**TASK REQUIREMENTS:** Copy each line containing the word "this" from the records that follow, please.

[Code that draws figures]
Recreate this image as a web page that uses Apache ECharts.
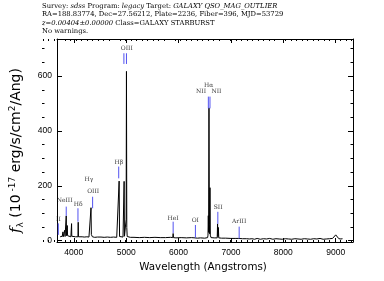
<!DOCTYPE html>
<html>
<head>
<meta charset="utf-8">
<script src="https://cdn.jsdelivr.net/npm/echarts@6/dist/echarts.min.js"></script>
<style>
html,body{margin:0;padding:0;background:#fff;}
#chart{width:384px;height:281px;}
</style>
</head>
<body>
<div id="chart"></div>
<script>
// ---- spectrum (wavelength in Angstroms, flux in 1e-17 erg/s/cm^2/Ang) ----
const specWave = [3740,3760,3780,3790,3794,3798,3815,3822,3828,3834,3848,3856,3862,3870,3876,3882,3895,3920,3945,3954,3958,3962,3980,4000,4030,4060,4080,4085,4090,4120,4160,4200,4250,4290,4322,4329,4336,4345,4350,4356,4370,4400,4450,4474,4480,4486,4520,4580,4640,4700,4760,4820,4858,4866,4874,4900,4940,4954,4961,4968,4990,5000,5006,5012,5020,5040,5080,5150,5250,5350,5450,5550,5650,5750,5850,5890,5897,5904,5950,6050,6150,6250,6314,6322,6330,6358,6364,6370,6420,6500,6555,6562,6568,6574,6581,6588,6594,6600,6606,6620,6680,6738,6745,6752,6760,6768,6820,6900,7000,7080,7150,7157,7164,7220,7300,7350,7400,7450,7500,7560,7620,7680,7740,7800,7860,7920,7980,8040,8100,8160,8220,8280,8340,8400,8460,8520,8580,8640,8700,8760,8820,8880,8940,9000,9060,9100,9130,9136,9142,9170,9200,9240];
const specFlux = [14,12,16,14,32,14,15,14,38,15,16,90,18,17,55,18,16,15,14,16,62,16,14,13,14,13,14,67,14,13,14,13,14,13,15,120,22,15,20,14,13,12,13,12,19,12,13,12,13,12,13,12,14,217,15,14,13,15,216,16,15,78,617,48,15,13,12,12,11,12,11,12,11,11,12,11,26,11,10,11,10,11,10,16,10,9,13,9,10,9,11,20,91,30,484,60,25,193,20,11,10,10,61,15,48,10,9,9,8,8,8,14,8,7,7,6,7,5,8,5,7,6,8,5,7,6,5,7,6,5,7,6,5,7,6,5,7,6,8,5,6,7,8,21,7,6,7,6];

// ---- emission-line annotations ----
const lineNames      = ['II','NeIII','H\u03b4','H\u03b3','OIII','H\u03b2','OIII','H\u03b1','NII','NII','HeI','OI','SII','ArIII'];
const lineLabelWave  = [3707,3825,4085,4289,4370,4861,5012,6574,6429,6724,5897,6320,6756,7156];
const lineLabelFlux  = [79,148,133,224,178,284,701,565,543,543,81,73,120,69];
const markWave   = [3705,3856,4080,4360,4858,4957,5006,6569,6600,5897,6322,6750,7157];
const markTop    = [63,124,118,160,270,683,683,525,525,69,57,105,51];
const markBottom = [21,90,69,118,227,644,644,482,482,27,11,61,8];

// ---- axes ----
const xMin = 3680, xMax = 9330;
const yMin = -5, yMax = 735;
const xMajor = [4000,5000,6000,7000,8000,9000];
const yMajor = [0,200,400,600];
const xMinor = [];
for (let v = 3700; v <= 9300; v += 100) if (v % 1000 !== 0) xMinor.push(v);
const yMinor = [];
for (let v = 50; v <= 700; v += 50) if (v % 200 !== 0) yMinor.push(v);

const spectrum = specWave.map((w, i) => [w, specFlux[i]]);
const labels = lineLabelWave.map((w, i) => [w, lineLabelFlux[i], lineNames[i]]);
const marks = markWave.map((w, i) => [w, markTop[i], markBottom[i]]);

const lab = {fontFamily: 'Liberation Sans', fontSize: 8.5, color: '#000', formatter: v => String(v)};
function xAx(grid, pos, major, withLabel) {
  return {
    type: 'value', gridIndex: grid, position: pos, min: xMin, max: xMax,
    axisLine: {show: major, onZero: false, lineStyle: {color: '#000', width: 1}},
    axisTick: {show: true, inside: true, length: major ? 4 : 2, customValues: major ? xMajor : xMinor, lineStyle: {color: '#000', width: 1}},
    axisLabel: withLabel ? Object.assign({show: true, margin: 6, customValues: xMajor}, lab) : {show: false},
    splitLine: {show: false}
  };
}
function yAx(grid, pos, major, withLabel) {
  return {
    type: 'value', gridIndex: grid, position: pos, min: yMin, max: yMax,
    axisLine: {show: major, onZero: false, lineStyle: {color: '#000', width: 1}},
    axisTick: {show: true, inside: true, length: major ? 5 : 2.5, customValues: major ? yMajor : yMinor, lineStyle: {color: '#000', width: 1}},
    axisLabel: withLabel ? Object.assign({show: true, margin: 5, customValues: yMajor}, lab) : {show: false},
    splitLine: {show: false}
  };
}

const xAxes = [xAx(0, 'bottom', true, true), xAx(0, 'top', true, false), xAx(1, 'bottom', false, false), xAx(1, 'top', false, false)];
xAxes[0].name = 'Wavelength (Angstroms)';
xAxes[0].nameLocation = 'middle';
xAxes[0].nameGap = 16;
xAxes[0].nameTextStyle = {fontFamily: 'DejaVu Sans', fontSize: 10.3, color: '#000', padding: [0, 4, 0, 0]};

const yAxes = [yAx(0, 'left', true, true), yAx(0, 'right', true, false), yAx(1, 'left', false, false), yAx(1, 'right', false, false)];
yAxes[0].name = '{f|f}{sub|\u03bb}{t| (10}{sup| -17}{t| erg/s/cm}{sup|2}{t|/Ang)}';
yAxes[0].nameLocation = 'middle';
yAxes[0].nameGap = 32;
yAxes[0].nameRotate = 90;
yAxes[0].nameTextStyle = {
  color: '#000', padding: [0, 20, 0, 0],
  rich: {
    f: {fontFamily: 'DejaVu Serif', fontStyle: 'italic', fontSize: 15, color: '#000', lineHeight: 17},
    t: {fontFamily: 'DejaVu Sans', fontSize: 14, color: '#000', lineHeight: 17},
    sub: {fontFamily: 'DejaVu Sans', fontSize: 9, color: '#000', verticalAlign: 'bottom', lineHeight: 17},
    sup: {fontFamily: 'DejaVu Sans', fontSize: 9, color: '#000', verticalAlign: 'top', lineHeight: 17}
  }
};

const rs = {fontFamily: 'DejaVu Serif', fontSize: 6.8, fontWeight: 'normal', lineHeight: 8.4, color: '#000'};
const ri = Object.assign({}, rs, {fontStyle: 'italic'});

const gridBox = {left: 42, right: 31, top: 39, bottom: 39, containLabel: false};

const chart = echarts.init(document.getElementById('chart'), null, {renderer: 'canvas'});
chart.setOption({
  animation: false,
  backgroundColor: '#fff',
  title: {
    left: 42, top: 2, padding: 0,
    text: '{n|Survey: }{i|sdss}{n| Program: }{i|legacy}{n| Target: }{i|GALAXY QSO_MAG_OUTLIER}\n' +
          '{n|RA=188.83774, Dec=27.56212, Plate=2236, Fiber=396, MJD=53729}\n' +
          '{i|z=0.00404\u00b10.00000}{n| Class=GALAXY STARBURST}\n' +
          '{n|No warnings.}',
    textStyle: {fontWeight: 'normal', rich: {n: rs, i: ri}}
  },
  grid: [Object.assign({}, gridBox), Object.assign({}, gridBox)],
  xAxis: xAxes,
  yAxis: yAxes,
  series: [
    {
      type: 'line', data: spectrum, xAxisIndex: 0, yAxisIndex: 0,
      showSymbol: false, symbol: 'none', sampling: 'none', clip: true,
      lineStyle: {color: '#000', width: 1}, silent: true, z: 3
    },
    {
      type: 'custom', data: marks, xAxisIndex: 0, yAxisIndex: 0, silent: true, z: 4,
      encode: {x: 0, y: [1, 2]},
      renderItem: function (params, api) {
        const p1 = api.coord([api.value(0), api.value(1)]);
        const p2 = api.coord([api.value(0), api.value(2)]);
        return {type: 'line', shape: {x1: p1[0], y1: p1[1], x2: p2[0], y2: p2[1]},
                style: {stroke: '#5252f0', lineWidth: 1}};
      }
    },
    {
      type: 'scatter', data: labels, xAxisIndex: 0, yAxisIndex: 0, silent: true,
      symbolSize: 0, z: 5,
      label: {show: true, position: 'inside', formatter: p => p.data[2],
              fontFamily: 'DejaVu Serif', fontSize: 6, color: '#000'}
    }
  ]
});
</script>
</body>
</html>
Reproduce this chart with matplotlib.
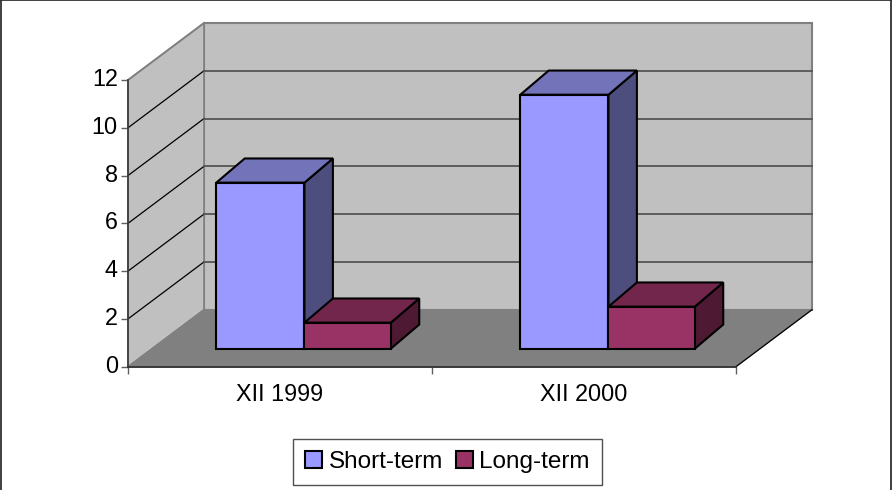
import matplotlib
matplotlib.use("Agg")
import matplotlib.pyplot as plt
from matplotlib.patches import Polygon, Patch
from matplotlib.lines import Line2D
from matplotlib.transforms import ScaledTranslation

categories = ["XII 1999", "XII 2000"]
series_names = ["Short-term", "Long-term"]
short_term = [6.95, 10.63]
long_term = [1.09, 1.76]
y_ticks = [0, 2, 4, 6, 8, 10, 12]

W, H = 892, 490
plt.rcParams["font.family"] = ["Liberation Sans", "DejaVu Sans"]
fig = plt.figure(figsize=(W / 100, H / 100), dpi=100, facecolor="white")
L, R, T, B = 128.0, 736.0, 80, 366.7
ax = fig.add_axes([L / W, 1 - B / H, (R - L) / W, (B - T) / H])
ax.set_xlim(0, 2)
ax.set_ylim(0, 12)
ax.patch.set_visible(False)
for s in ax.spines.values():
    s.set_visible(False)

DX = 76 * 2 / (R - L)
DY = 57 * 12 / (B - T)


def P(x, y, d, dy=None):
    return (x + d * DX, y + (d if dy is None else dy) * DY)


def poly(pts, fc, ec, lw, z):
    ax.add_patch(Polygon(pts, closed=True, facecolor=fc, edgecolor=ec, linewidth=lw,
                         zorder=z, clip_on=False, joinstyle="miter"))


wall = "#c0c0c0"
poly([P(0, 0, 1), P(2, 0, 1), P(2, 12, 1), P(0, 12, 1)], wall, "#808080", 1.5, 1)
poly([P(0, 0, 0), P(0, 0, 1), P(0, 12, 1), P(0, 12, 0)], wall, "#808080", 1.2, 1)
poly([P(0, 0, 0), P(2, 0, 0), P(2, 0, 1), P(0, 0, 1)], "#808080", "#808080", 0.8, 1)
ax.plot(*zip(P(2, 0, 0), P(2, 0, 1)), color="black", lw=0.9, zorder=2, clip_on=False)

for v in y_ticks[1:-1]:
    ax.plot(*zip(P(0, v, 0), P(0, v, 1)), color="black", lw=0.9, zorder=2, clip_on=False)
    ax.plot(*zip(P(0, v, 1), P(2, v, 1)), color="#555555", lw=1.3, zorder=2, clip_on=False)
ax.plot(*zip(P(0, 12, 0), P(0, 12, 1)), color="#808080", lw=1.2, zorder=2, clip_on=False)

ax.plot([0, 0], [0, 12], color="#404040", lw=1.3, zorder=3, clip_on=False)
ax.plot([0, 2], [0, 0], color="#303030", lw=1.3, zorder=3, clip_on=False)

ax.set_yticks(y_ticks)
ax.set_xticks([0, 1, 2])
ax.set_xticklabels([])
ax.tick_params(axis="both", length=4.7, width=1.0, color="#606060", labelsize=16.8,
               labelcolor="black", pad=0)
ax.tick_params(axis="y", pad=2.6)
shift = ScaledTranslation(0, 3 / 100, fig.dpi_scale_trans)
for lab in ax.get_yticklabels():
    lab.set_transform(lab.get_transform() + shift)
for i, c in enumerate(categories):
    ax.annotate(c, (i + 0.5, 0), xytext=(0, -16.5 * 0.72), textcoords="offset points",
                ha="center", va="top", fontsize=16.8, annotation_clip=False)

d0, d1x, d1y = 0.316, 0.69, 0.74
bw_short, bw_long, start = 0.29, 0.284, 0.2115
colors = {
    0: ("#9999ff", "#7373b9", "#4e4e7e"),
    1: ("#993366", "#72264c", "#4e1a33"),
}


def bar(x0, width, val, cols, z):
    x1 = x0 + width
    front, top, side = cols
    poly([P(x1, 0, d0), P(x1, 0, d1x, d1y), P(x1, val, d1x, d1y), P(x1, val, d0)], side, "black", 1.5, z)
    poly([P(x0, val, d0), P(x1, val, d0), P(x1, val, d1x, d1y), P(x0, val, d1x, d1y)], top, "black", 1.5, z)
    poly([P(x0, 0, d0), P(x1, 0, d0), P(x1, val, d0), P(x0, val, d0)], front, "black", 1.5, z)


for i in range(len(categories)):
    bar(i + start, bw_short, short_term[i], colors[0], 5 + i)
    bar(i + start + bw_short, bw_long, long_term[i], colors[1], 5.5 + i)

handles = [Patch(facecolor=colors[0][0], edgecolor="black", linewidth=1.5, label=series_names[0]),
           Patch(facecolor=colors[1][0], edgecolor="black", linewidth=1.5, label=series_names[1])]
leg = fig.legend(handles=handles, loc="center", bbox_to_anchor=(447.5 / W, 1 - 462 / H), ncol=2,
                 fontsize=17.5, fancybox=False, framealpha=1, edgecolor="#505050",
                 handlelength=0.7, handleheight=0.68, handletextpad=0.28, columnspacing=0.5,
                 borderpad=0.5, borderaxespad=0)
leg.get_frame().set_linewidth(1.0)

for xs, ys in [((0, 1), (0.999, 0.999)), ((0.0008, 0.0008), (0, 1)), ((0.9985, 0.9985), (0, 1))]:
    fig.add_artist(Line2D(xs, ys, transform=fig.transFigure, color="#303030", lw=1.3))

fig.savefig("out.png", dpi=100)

**FULL ANSWER:**
Recreate this image as a web page that uses Apache ECharts.
Reproduce this chart with matplotlib.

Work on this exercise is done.